**PROBLEM REQUIREMENTS**.
Your output must be the lines below from the line containing "Emit a web page" to the line containing "const sampleSize = 278;", both lines included, reproduced exactly and without pictures.

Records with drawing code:
╭──

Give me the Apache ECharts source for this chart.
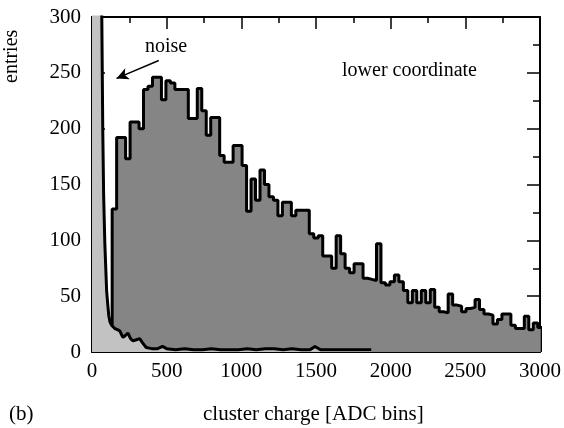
<!DOCTYPE html>
<html><head><meta charset="utf-8">
<script src="https://cdn.jsdelivr.net/npm/echarts@6/dist/echarts.min.js"></script>
<style>html,body{margin:0;padding:0;background:#fff}#c{width:564px;height:428px}</style>
</head><body><div id="c"></div>
<script>
// ---- data ----
const xTickLabels = ['0', '500', '1000', '1500', '2000', '2500', '3000'];
const yTickLabels = ['0', '50', '100', '150', '200', '250', '300'];
const signalBinStart = 135;
const signalBinWidth = 30;
const signalCounts = [128, 192, 192, 173, 206, 206, 200, 235, 238, 246, 246, 226, 243, 241, 235, 235, 235,
  209, 209, 236, 216, 194, 210, 210, 176, 170, 170, 185, 185, 167,
  126, 155, 136, 163, 150, 139, 136, 122, 134, 134, 122, 127, 127, 127, 106, 102,
  104, 86, 86, 75, 104, 88, 75, 71, 79, 79, 66, 65, 64, 97, 62, 60, 63,
  69, 63, 55, 44, 55, 44, 55, 44, 56, 40, 36, 35, 52, 42, 41, 36, 39,
  40, 47, 38, 34, 33, 25, 29, 34, 34, 24, 21, 21, 32, 20, 26, 22];
const noiseCharge = [0, 20, 40, 55, 65, 72, 78, 86, 98, 104, 112, 120, 131, 153, 170, 186, 200, 208, 225, 241, 258, 275, 297, 319, 340, 363, 400, 440, 472, 500, 560, 620, 680, 740, 800, 860, 920, 980, 1040, 1100, 1160, 1220, 1280, 1340, 1400, 1460, 1493, 1530, 1600, 1680, 1760, 1870];
const noiseEntries = [2500, 1500, 800, 450, 310, 200, 140, 97, 55, 45, 33, 27, 24, 21, 20, 19, 15, 13, 15, 17, 12, 10, 11, 12, 8, 4, 3, 3, 5, 3, 2, 3, 2, 2, 3, 2, 2, 2, 3, 2, 3, 3, 2, 3, 2, 2, 5, 2, 2, 2, 2, 2];
const arrowFrom = [447, 261];
const arrowTo = [164, 245];

// ---- build ----
const n = signalCounts.length;
const signalPts = [[signalBinStart, 0]];
signalCounts.forEach((c, i) => signalPts.push([signalBinStart + i * signalBinWidth, c]));
signalPts.push([signalBinStart + n * signalBinWidth, signalCounts[n - 1]]);
signalPts.push([signalBinStart + n * signalBinWidth, 0]);
const noisePts = noiseCharge.map((x, i) => [x, noiseEntries[i]]);

const FONT = 'Liberation Serif';
const black = { color: '#000', width: 1.5 };
function xAx(pos, labels) {
  return {
    type: 'value', position: pos, min: 0, max: 3000, interval: 500,
    axisLine: { show: true, onZero: false, lineStyle: { color: '#000', width: 2 } },
    axisTick: { show: true, inside: true, length: 12, lineStyle: black },
    minorTick: { show: true, splitNumber: 2, length: 6, lineStyle: black },
    splitLine: { show: false },
    axisLabel: { show: labels, fontFamily: FONT, fontSize: 21, color: '#000', margin: 9,
      formatter: v => xTickLabels[Math.round(v / 500)] }
  };
}
function yAx(pos, labels) {
  return {
    type: 'value', position: pos, min: 0, max: 300, interval: 50,
    axisLine: { show: true, onZero: false, lineStyle: { color: '#000', width: 2 } },
    axisTick: { show: true, inside: true, length: 13, lineStyle: black },
    minorTick: { show: true, splitNumber: 2, length: 7, lineStyle: black },
    splitLine: { show: false },
    axisLabel: { show: labels, fontFamily: FONT, fontSize: 21, color: '#000', margin: 11,
      formatter: v => yTickLabels[Math.round(v / 50)] }
  };
}

const chart = echarts.init(document.getElementById('c'), null, { renderer: 'canvas' });
chart.setOption({
  animation: false,
  backgroundColor: '#fff',
  grid: { left: 92, right: 20, top: 17, bottom: 76 },
  xAxis: [xAx('bottom', true), xAx('top', false)],
  yAxis: [yAx('left', true), yAx('right', false)],
  series: [
    {
      type: 'line', data: signalPts, step: 'end', symbol: 'none', z: 2,
      lineStyle: { color: '#000', width: 3 },
      areaStyle: { color: '#858585', opacity: 1 }
    },
    {
      type: 'line', data: noisePts, symbol: 'none', z: 3,
      lineStyle: { color: '#000', width: 3 },
      areaStyle: { color: '#c2c2c2', opacity: 1 },
      markLine: {
        silent: true, symbol: ['none', 'arrow'], symbolSize: [9, 12],
        label: { show: false },
        lineStyle: { color: '#000', width: 1.5, type: 'solid' },
        data: [[{ coord: arrowFrom }, { coord: arrowTo }]]
      }
    }
  ],
  graphic: [
    { type: 'text', left: 145, top: 37, style: { text: 'noise', font: '20px "Liberation Serif"', fill: '#000' } },
    { type: 'text', left: 342, top: 61, style: { text: 'lower coordinate', font: '20px "Liberation Serif"', fill: '#000' } },
    { type: 'text', x: 2, y: 83, rotation: Math.PI / 2, style: { text: 'entries', font: '20px "Liberation Serif"', fill: '#000' } },
    { type: 'text', left: 9, top: 404, style: { text: '(b)', font: '21px "Liberation Serif"', fill: '#000' } },
    { type: 'text', left: 203, top: 404, style: { text: 'cluster charge [ADC bins]', font: '21px "Liberation Serif"', fill: '#000' } }
  ]
});
</script></body></html>
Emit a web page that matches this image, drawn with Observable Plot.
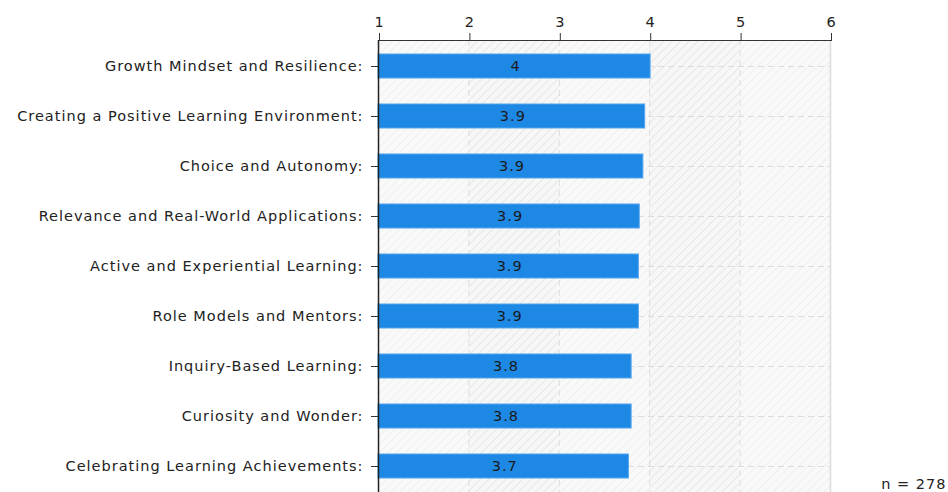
<!DOCTYPE html>
<html><head><meta charset="utf-8">
<script src="https://cdn.jsdelivr.net/npm/d3@7"></script>
<script src="https://cdn.jsdelivr.net/npm/@observablehq/plot@0.6"></script>
<style>
body{margin:0;background:#fff;}
#chart svg{display:block;}
#chart svg text{letter-spacing:1px;}
</style></head><body><div id="chart"></div>
<script>
const categories = [
  "Growth Mindset and Resilience:",
  "Creating a Positive Learning Environment:",
  "Choice and Autonomy:",
  "Relevance and Real-World Applications:",
  "Active and Experiential Learning:",
  "Role Models and Mentors:",
  "Inquiry-Based Learning:",
  "Curiosity and Wonder:",
  "Celebrating Learning Achievements:"
];
const values = [4.01, 3.95, 3.93, 3.89, 3.88, 3.88, 3.80, 3.80, 3.77];
const valueLabels = ["4", "3.9", "3.9", "3.9", "3.9", "3.9", "3.8", "3.8", "3.7"];
const xTicks = [1, 2, 3, 4, 5, 6];
const sampleSize = 278;

const data = categories.map((c, i) => ({category: c, value: values[i], label: valueLabels[i]}));
const columns = d3.pairs(xTicks).map(([a, b], i) => ({x1: a, x2: b, alt: i % 2}));
const FONT = "DejaVu Sans";
const FS = 14.5;

const chart = Plot.plot({
  width: 948,
  height: 492,
  marginLeft: 378,
  marginRight: 118,
  marginTop: 40,
  marginBottom: 0,
  style: {fontFamily: FONT, fontSize: FS + "px", color: "#222", background: "#fff"},
  x: {domain: [1, 6], axis: null},
  y: {domain: categories, paddingInner: 0.52, paddingOuter: 0.26, axis: null},
  marks: [
    Plot.rect(columns, {x1: "x1", x2: "x2", fill: d => d.alt ? "url(#hatchStrong)" : "url(#hatchLight)"}),
    Plot.ruleX(xTicks.slice(1, -1), {stroke: "#dcdcdc", strokeDasharray: "6,4", strokeWidth: 1}),
    Plot.ruleX([6], {stroke: "#dcdcdc", strokeWidth: 1.5}),
    Plot.ruleY(categories, {x1: 1, x2: 6, stroke: "#dcdcdc", strokeDasharray: "6,4", strokeWidth: 1}),
    Plot.barX(data, {x1: 1, x2: "value", y: "category", fill: "#1e88e5", stroke: "#55a6ee", strokeWidth: 1}),
    Plot.text(data, {x: d => (1 + d.value) / 2, y: "category", text: "label", fill: "#1a1a1a", fontSize: FS, dx: 1}),
    Plot.axisX(xTicks, {anchor: "top", tickSize: 8, tickPadding: 6, fontSize: FS, label: null, stroke: "#333", fill: "#222", dx: 1}),
    Plot.axisY({anchor: "left", tickSize: 7, tickPadding: 8, fontSize: FS, label: null, stroke: "#333", fill: "#222"}),
    Plot.frame({anchor: "top", stroke: "#333"}),
    Plot.ruleX([1], {stroke: "#222", strokeWidth: 1.5}),
    Plot.text([`n = ${sampleSize}`], {frameAnchor: "bottom-right", dx: 116, dy: -4, textAnchor: "end", lineAnchor: "bottom", fontSize: FS, fill: "#222"})
  ]
});

const ns = "http://www.w3.org/2000/svg";
const defs = document.createElementNS(ns, "defs");
defs.innerHTML = `
<pattern id="hatchLight" width="6" height="6" patternUnits="userSpaceOnUse" patternTransform="rotate(45)">
  <rect width="6" height="6" fill="#f9f9f9"/>
  <line x1="0" y1="0" x2="0" y2="6" stroke="#efefef" stroke-width="2"/>
</pattern>
<pattern id="hatchStrong" width="6" height="6" patternUnits="userSpaceOnUse" patternTransform="rotate(45)">
  <rect width="6" height="6" fill="#f7f7f7"/>
  <line x1="0" y1="0" x2="0" y2="6" stroke="#e7e7e7" stroke-width="2"/>
</pattern>`;
chart.insertBefore(defs, chart.firstChild);
document.getElementById("chart").appendChild(chart);
</script>
</body></html>
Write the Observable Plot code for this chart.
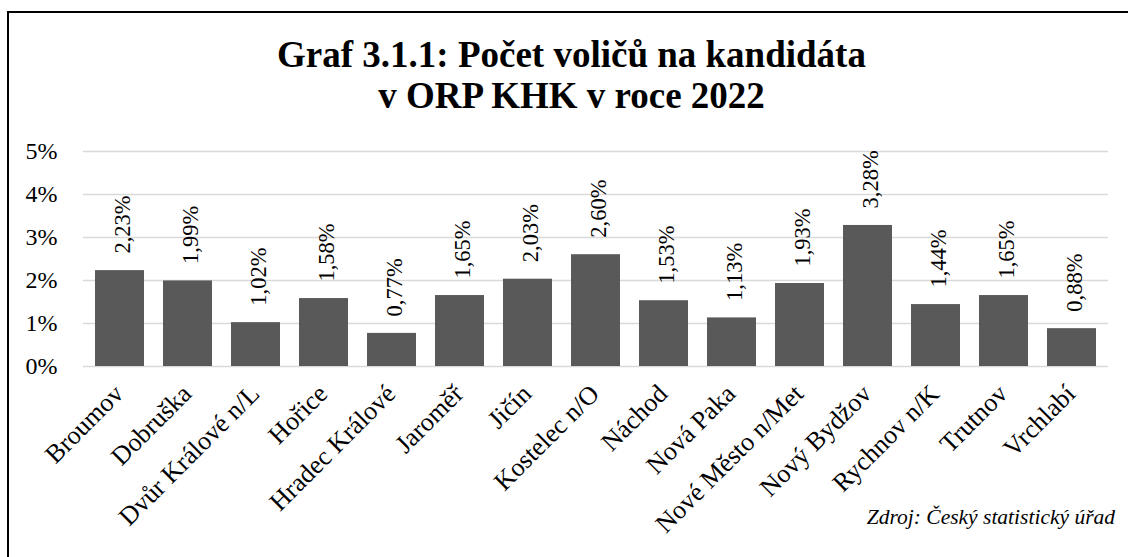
<!DOCTYPE html>
<html><head><meta charset="utf-8">
<script src="https://cdn.jsdelivr.net/npm/d3@7"></script>
<script src="https://cdn.jsdelivr.net/npm/@observablehq/plot@0.6"></script>
<style>
body{margin:0;background:#fff;}
#wrap{position:relative;width:1128px;height:557px;overflow:hidden;background:#fff;font-family:'Liberation Serif';color:#000;}
#chart{position:absolute;left:0;top:0;}
#frame{position:absolute;left:7px;top:11px;width:1200px;height:700px;border-left:2px solid #000;border-top:2px solid #000;}
#title{position:absolute;left:0;top:34px;width:1143px;text-align:center;font-family:'Liberation Serif';font-weight:bold;font-size:37px;line-height:41px;}
#caption{position:absolute;right:13px;top:505px;font-family:'Liberation Serif';font-style:italic;font-size:21.5px;line-height:24px;white-space:nowrap;}
</style>
</head><body>
<div id="wrap">
  <div id="chart"></div>
  <div id="frame"></div>
  <div id="title">Graf 3.1.1: Počet voličů na kandidáta<br>v ORP KHK v roce 2022</div>
  <div id="caption">Zdroj: Český statistický úřad</div>
</div>
<script>
const towns = ["Broumov","Dobruška","Dvůr Králové n/L","Hořice","Hradec Králové","Jaroměř","Jičín","Kostelec n/O","Náchod","Nová Paka","Nové Město n/Met","Nový Bydžov","Rychnov n/K","Trutnov","Vrchlabí"];
const values = [2.23,1.99,1.02,1.58,0.77,1.65,2.03,2.60,1.53,1.13,1.93,3.28,1.44,1.65,0.88];
const yTicks = [0,1,2,3,4,5];

const data = towns.map((t,i)=>({town:t, value:values[i]}));
const fmt = v => v.toFixed(2).replace(".", ",") + "%";
const FF = "Liberation Serif";

const chart = Plot.plot({
  width:1128, height:557,
  marginLeft:83, marginRight:20, marginTop:151, marginBottom:191,
  style:{fontFamily:FF, fontSize:"24px", color:"#000", background:"transparent"},
  x:{domain:towns, paddingInner:0.28, paddingOuter:0.14, label:null, axis:null},
  y:{domain:[0,5], label:null, axis:null},
  marks:[
    Plot.gridY(yTicks, {stroke:"#d9d9d9", strokeOpacity:1, strokeWidth:1.5}),
    Plot.barY(data, {x:"town", y:"value", fill:"#595959"}),
    Plot.text(data, {x:"town", y:"value", text:d=>fmt(d.value), rotate:-90, textAnchor:"start", dy:-17, dx:3, fontSize:22.5, fontFamily:FF, fill:"#000"}),
    Plot.axisY(yTicks, {tickSize:0, tickPadding:26, tickFormat:d=>d+"%", fontSize:24, fontFamily:FF, fill:"#000"}),
    Plot.axisX(towns, {tickSize:0, tickRotate:-45, tickPadding:23, dx:-1, fontSize:26, fontFamily:FF, fill:"#000", label:null})
  ]
});
document.getElementById("chart").appendChild(chart);
</script>
</body></html>
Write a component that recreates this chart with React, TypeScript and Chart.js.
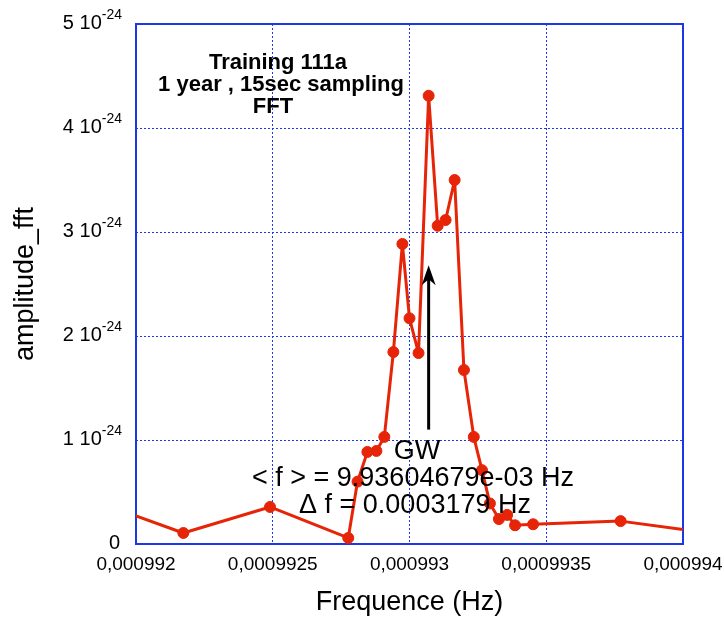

╰──

**EXERCISE OUTPUT**.
Emit a web page that matches this image, drawn with Observable Plot.
<!DOCTYPE html>
<html><head><meta charset="utf-8">
<script src="https://cdn.jsdelivr.net/npm/d3@7"></script>
<script src="https://cdn.jsdelivr.net/npm/@observablehq/plot@0.6"></script>
<style>
body{margin:0;background:#fff;}
#chart svg{display:block;}
#chart svg text{letter-spacing:1px;}
</style></head><body><div id="chart"></div>
<script>
const categories = [
  "Growth Mindset and Resilience:",
  "Creating a Positive Learning Environment:",
  "Choice and Autonomy:",
  "Relevance and Real-World Applications:",
  "Active and Experiential Learning:",
  "Role Models and Mentors:",
  "Inquiry-Based Learning:",
  "Curiosity and Wonder:",
  "Celebrating Learning Achievements:"
];
const values = [4.01, 3.95, 3.93, 3.89, 3.88, 3.88, 3.80, 3.80, 3.77];
const valueLabels = ["4", "3.9", "3.9", "3.9", "3.9", "3.9", "3.8", "3.8", "3.7"];
const xTicks = [1, 2, 3, 4, 5, 6];
const sampleSize = 278;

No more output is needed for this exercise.